İnsan Hakları İzleme Örgütü (Human Rights Watch), Batı Şeria ve Gazze'de Filistin Yönetimi ve Hamas tarafından uygulanan şiddet ve baskıyı kınadı.
İnsan Hakları İzleme Örgütü (Human Rights Watch) tarafından 23 Ekim Salı günü "İki otorite, tek yol, sıfır karşı çıkma" başlıkla yayınlanan rapor, iki yıl süren soruşturmanın ve 147 mülakatın sonucu. Bu mülakatlar özellikle daha önce tutuklu bulunanlarla, onların akrabalarıyla ve Filistin sivil toplum temsilcileri ve avukatlarıyla yapılmıştır. Raporda, 2007'den beri birbirleriyle ısrarlı bir mücadelede içinde olan Filistin Yönetimi ve Hamas'ın karanlık ve az bilinen yüzü vurgulanıyor.
Her biri kendi topraklarında, eleştirel sesleri susturmak, muhaliflerinin militanlarına zulmetmek veya itirafa zorlamak için baskıcı yöntemler uyguluyorlar. Buradaki paradoks şöyle: Filistin güvenlik servisindekiler, İsrailli meslektaşlarını düzenli olarak suçladıkları ihlallerin aynılarını kendi vatandaşlarına karşı yapıyorlar. HRW, "Hem Fİlistin yönetimi (PA) hem de Hamas tarafından uygulanan işkence, uzun yıllar boyunca sistematik olarak yapıldığı göz önüne alındığında, insanlığa karşı bir suç teşkil edebilir" şeklinde bir açıklama yaptı.
Filistinli memurlar, tutukluları "saatlerce acı verici pozisyonlarda tuttukları halde çok az veya hiç vücut izi bırakmayan teknikler kullanıyorlar." "Shabeh" denilen bu işkence süreci en yaygın olanıdır. Aynı yöntemler, özellikle 1998'de İsrail iç güvenlik servisleriyle ilgili olarak, İsrail Sivil Toplum Örgütü B'Tselem tarafından kınanmıştı.
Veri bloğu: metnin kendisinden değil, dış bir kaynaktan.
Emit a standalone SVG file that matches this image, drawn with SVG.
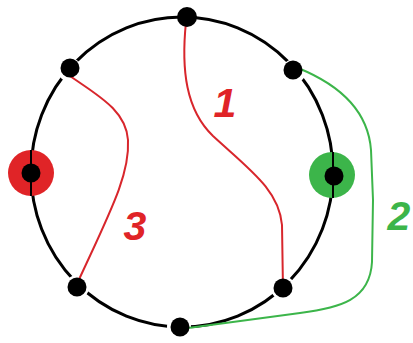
<svg xmlns="http://www.w3.org/2000/svg" width="413" height="343" viewBox="0 0 413 343">
<style>
.ring{fill:none;stroke:#000;stroke-width:3}
.halo{fill:#fff}
.dot{fill:#000}
.red{fill:none;stroke:#d8262c;stroke-width:2}
.green{fill:none;stroke:#3cb54a;stroke-width:2}
.lbl{font-family:"Liberation Sans",Arial,sans-serif;font-weight:bold;font-style:italic;font-size:41px;text-anchor:middle}
</style>
<rect width="413" height="343" fill="#fff"/>
<g id="ring">
<ellipse class="ring" cx="182" cy="172" rx="151" ry="155"/>
<circle class="halo" cx="70" cy="70" r="12"/>
<circle class="halo" cx="294" cy="71" r="12"/>
<circle class="halo" cx="77" cy="287" r="12"/>
<circle class="halo" cx="283" cy="288" r="12"/>
<circle class="halo" cx="179" cy="327" r="12"/>
</g>
<g id="connectors">
<path id="c1" class="red" d="M186,22 C181,70 186,110 213,136 C250,170 279,190 282,225 L283,290"/>
<path id="c3" class="red" d="M70,76 C97,95 126,110 128,140 C130,175 110,212 76,286"/>
<path id="c2" class="green" d="M298,68 C340,85 368,110 371,150 L373,200 L372,262 C370,300 340,308 300,313 L188,328"/>
</g>
<g id="n-left">
<circle cx="31" cy="173" r="23" fill="#e02427"/>
<line x1="31" y1="150" x2="31" y2="196" stroke="#000" stroke-width="2"/>
<circle class="dot" cx="31" cy="173" r="9.5"/>
</g>
<g id="n-right">
<circle cx="332" cy="175" r="23" fill="#3cb54a"/>
<line x1="333" y1="152" x2="333" y2="198" stroke="#000" stroke-width="2"/>
<circle class="dot" cx="334" cy="176" r="9.5"/>
</g>
<g id="n-top"><circle class="dot" cx="187" cy="17" r="10"/></g>
<g id="n-ul"><circle class="dot" cx="70" cy="68" r="9.5"/></g>
<g id="n-ur"><circle class="dot" cx="293" cy="70" r="9.5"/></g>
<g id="n-ll"><circle class="dot" cx="77" cy="287" r="9.5"/></g>
<g id="n-lr"><circle class="dot" cx="283" cy="288" r="9.5"/></g>
<g id="n-bottom"><circle class="dot" cx="180" cy="327" r="9.5"/></g>
<g id="labels">
<text class="lbl" x="225" y="117" fill="#e02427">1</text>
<text class="lbl" x="399" y="230" fill="#3cb54a">2</text>
<text class="lbl" x="135" y="240" fill="#e02427">3</text>
</g>
</svg>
Gazze'de Hamas Güçleri tutukluları saatler hatta günlerce ayakta kalmaya ya da çocuk sandalyesinde oturmaya zorlayan "otobüs" adı verilen bir odada tutuyor. Örneğin, Ocak 2017'de akut enerji krizini protesto eden bazı protestocular bu uygulamayla karşılaştı. Batı Şeria'da, Mahmud Abbas'a muhalefetiyle tanınan Nablus'taki Balata kampından gençler, daha da şiddetli bir duruma maruz kaldılar. Zaïd - takma isimli biri - omuzlarına onlarca saniye elektrik şoku uygulandığını ve ayrıca, cinsel organına morarana kadar yaklaşık sekiz saat boyunca bir ip bağlandığını da açıkladı.
Sistematik olarak, cep telefonlarının, sosyal ağlardaki hesaplarının gizli şifrelerini bildirmelerini talep ediyorlar. Filistin Yönetiminin Önleyici Güvenlik birimi HRW'ye yazdığı bir mektupta , 2016 ve 2017 yıllarında sosyal medyadaki mesajlarından dolayı, 65 öğrenci ve 2 gazeteci ile birlikte toplam 220 kişinin gözaltına alındığını söyledi.
HRW raporunun ekler bölümünde Gazze ve Ramallah'taki çeşitli Filistin bölümlerden talep ettikleri yazılı cevaplar yer alıyor. Human Rights Watch'ın da belirttiği gibi, son yıllarda bu servislere yüzlerce şikayet yapıldı. Raporda, "İnsan Hakları İzleme Örgütü, bir tutuklunun keyfi olarak tutuklanması veya kötü muameleye maruz kalmasından dolayı bir güvenlik gücü mensubunun cezalandırıldığı herhangi bir durumun bilinmediğinin" altı çizildi. Bu cezasızlık bağlamında HRW, Filistin güvenlik güçlerine finansman ve yardım sağlayan ABD, Avrupa Birliği ve Avrupa ülkelerine hitap ederek, bu durumun kamuoyuna taşınması ve yardımlarını askıya almaları için çağrıda bulunuyor.